4th of July
This year’s celebrations won’t look the same as in the past, but this mess of a photo depicts how I most love to celebrate the summer, in any year. On the beach with my family, a good book (last year I read everything from John Boyne), some music, white wine, cribbage and some easy to assemble dishes. I think we can still manage all that. We use a plastic milk bottle crate to bring the clean dishes in and transport all the dirty dishes home when we are done. No need for plastic. This menu can be fully assembled at home and enjoyed anywhere. I love the easy of the trifle in a mason jar. Just layer store-bought pudding, berries, pound cake, or anything you love.
Fourth of July Menu
The Siesta
Recipe from Bon Appetit, makes one cocktail
Fill a shaker with large ice cubes. (Any cocktail that contains citrus juice should be shaken, not stirred, so the juice mixes evenly throughout the cocktail.) Add 2 oz. tequila blanco, ¾ oz. simple syrup, ¾ oz. fresh lime juice, ½ oz. Campari, and ½ oz. fresh grapefruit juice to the shaker, cover, and shake for at least 30 seconds, until the shaker is cold as all hell. Remove the top and strain the liquid through a mesh strainer, into a glass. The Siesta is traditionally served in a coupe glass, but guess what? I don’t really like coupe glasses. I like glasses that feel like they’re not going to fall over. So pour it into any kind of cocktail glass you want.

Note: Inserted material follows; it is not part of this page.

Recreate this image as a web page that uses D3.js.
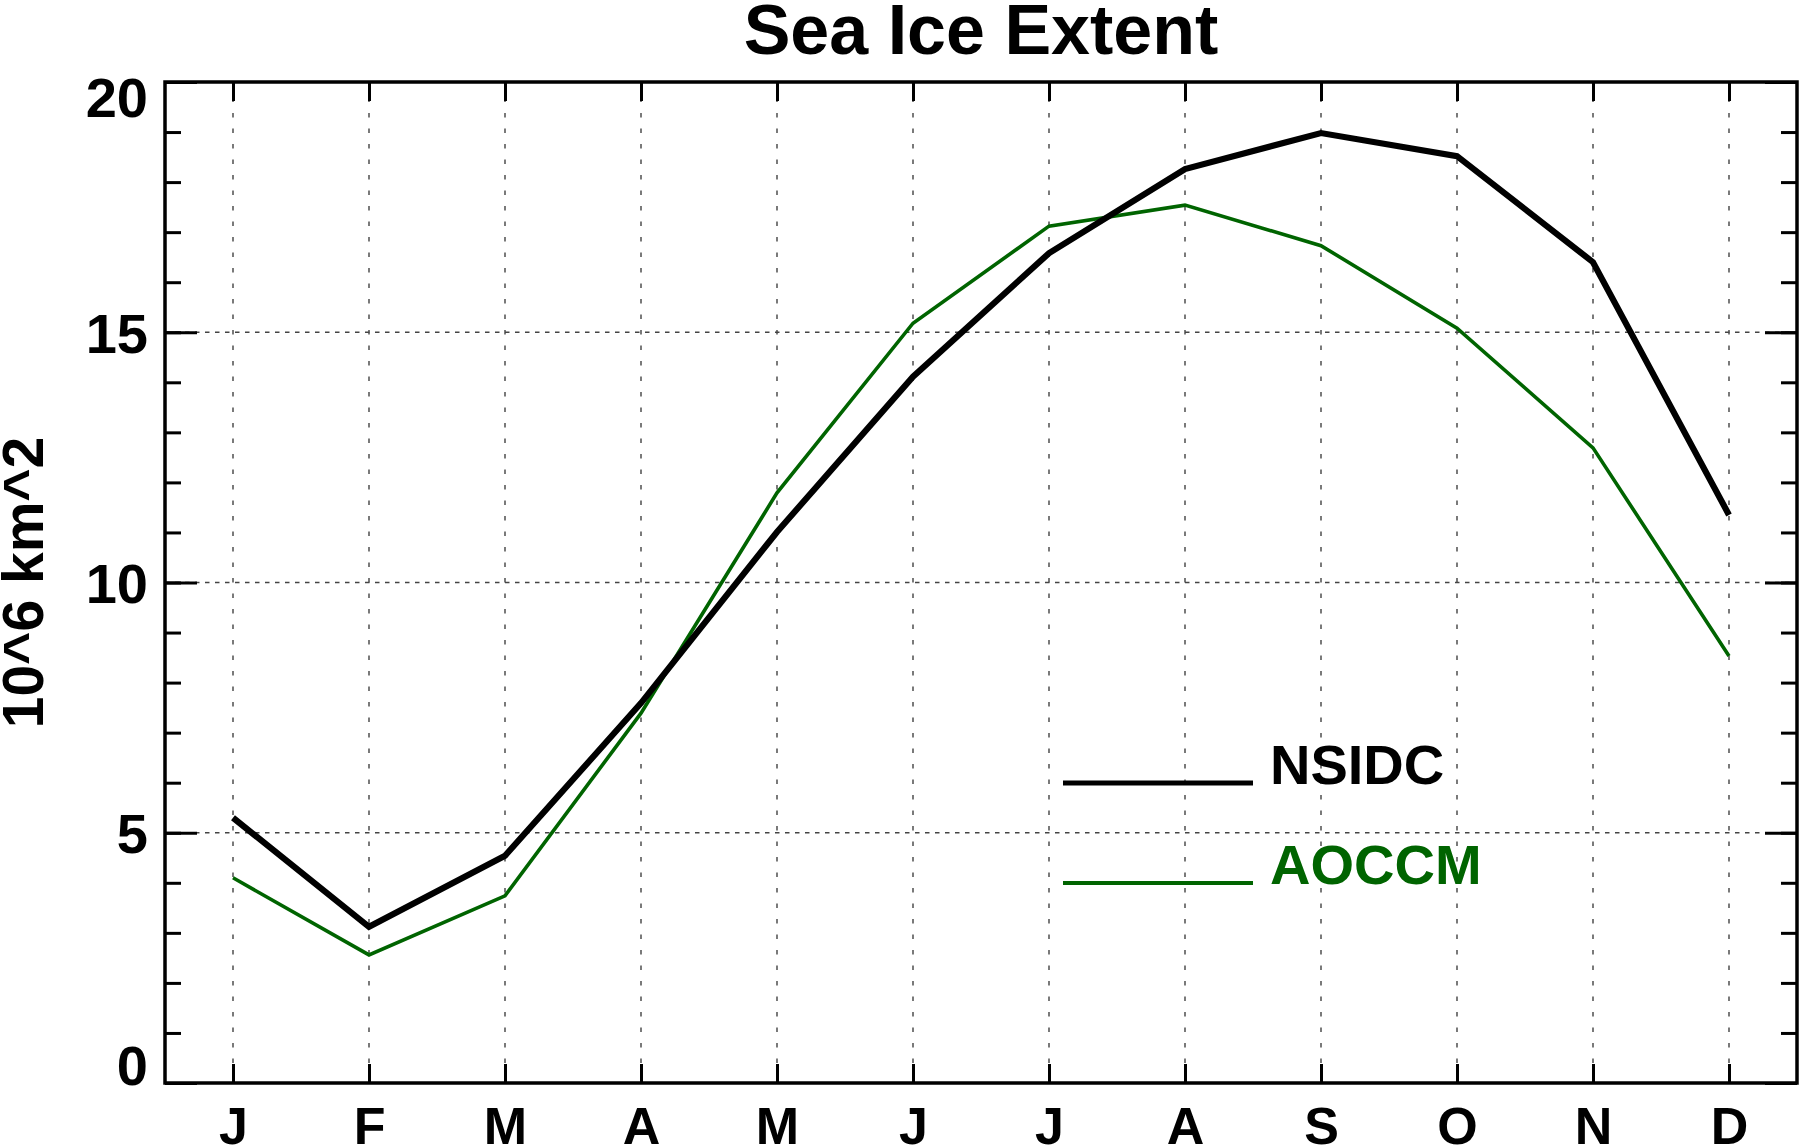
<!doctype html><html><head><meta charset="utf-8"></head><body style="margin:0;background:#fff">
<script src="https://d3js.org/d3.v7.min.js"></script>
<style>
  svg text {
    font-family: "Liberation Sans", Arial, Helvetica, sans-serif;
    font-weight: bold;
    fill: black;
  }
  .tick line { stroke: black; stroke-width: 3; }
</style>
<script>
  // monthly sea ice extent, 10^6 km^2
  var months = ["J", "F", "M", "A", "M", "J", "J", "A", "S", "O", "N", "D"];
  var nsidc = [5.30, 3.12, 4.54, 7.59, 11.01, 14.11, 16.58, 18.26, 18.98, 18.52, 16.40, 11.35];
  var aoccm = [4.10, 2.56, 3.74, 7.39, 11.79, 15.18, 17.12, 17.54, 16.73, 15.08, 12.69, 8.53];
  var yMajor = [0, 5, 10, 15, 20];
  var yMinor = d3.range(0, 21, 1);
  var seriesNames = ["NSIDC", "AOCCM"];

  var W = 1800, H = 1146;
  var pL = 165, pR = 1797, pT = 82, pB = 1083;

  var svg = d3.select("body").append("svg")
    .attr("width", W)
    .attr("height", H);

  var x = d3.scalePoint()
    .domain(d3.range(months.length))
    .range([pL, pR])
    .padding(0.5);

  var y = d3.scaleLinear()
    .domain([0, 20])
    .range([pB, pT]);

  // grid
  svg.append("g").selectAll("line")
    .data(d3.range(months.length))
    .enter().append("line")
    .attr("x1", d => x(d)).attr("x2", d => x(d))
    .attr("y1", pT).attr("y2", pB)
    .attr("stroke", "#333")
    .attr("stroke-width", 1.3)
    .attr("stroke-dasharray", "4.5,11");

  svg.append("g").selectAll("line")
    .data(yMajor.filter(d => d > 0 && d < 20))
    .enter().append("line")
    .attr("x1", pL).attr("x2", pR)
    .attr("y1", d => y(d)).attr("y2", d => y(d))
    .attr("stroke", "#444")
    .attr("stroke-width", 1.3)
    .attr("stroke-dasharray", "4.5,5.5");

  // axes (ticks point inward)
  var gx = svg.append("g")
    .attr("transform", "translate(0," + pB + ")")
    .call(d3.axisBottom(x).tickSizeInner(-19).tickSizeOuter(0).tickPadding(24)
      .tickFormat(i => months[i]));
  gx.selectAll("text").style("font-size", "52px");

  svg.append("g")
    .attr("transform", "translate(0," + pT + ")")
    .call(d3.axisTop(x).tickSizeInner(-19).tickSizeOuter(0).tickFormat(""));

  svg.append("g")
    .attr("transform", "translate(" + pL + ",0)")
    .call(d3.axisLeft(y).tickValues(yMinor).tickSizeInner(-16).tickSizeOuter(0).tickFormat(""));

  var gy = svg.append("g")
    .attr("transform", "translate(" + pL + ",0)")
    .call(d3.axisLeft(y).tickValues(yMajor).tickSizeInner(-32).tickSizeOuter(0).tickPadding(17));
  gy.selectAll("text")
    .style("font-size", "56px")
    .attr("dy", d => d == 20 ? "34px" : (d == 0 ? "1px" : "20px"));

  svg.append("g")
    .attr("transform", "translate(" + pR + ",0)")
    .call(d3.axisRight(y).tickValues(yMinor).tickSizeInner(-16).tickSizeOuter(0).tickFormat(""));

  svg.append("g")
    .attr("transform", "translate(" + pR + ",0)")
    .call(d3.axisRight(y).tickValues(yMajor).tickSizeInner(-32).tickSizeOuter(0).tickFormat(""));

  svg.selectAll(".domain").remove();

  // frame
  svg.append("rect")
    .attr("x", pL).attr("y", pT)
    .attr("width", pR - pL).attr("height", pB - pT)
    .attr("fill", "none")
    .attr("stroke", "black")
    .attr("stroke-width", 3.5);

  // data lines
  var line = d3.line()
    .x((d, i) => x(i))
    .y(d => y(d));

  svg.append("path")
    .datum(aoccm)
    .attr("d", line)
    .attr("fill", "none")
    .attr("stroke", "#006400")
    .attr("stroke-width", 3.6);

  svg.append("path")
    .datum(nsidc)
    .attr("d", line)
    .attr("fill", "none")
    .attr("stroke", "black")
    .attr("stroke-width", 6.2);

  // legend
  var legColors = ["black", "#006400"];
  var legWidths = [5, 4];
  var leg = svg.append("g").selectAll("g")
    .data(seriesNames)
    .enter().append("g")
    .attr("transform", (d, i) => "translate(1063," + (783 + i * 100) + ")");

  leg.append("line")
    .attr("x1", 0).attr("x2", 190)
    .attr("y1", 0).attr("y2", 0)
    .attr("stroke", (d, i) => legColors[i])
    .attr("stroke-width", (d, i) => legWidths[i]);

  leg.append("text")
    .attr("x", 207)
    .attr("y", 1)
    .style("font-size", "56px")
    .style("fill", (d, i) => legColors[i])
    .text(d => d);

  // title and y label
  svg.append("text")
    .attr("x", (pL + pR) / 2)
    .attr("y", 54)
    .attr("text-anchor", "middle")
    .style("font-size", "70px")
    .text("Sea Ice Extent");

  svg.append("text")
    .attr("transform", "translate(43," + (pT + pB) / 2 + ") rotate(-90)")
    .attr("text-anchor", "middle")
    .style("font-size", "57px")
    .text("10^6 km^2");
</script>
</body></html>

Add a grapefruit peel as a garnish. Most siesta recipes will use a lime wedge, but I prefer the extra dose of bitterness and aroma from the grapefruit rind.
Spring cocktails don’t need to be delicate or floral. They don’t need to be poetic or precious or covered in cute herbal wreaths. The only thing a spring cocktail needs to do is remind you that there is life to live. And that after you finish your first, you better be in the act of making or ordering a second.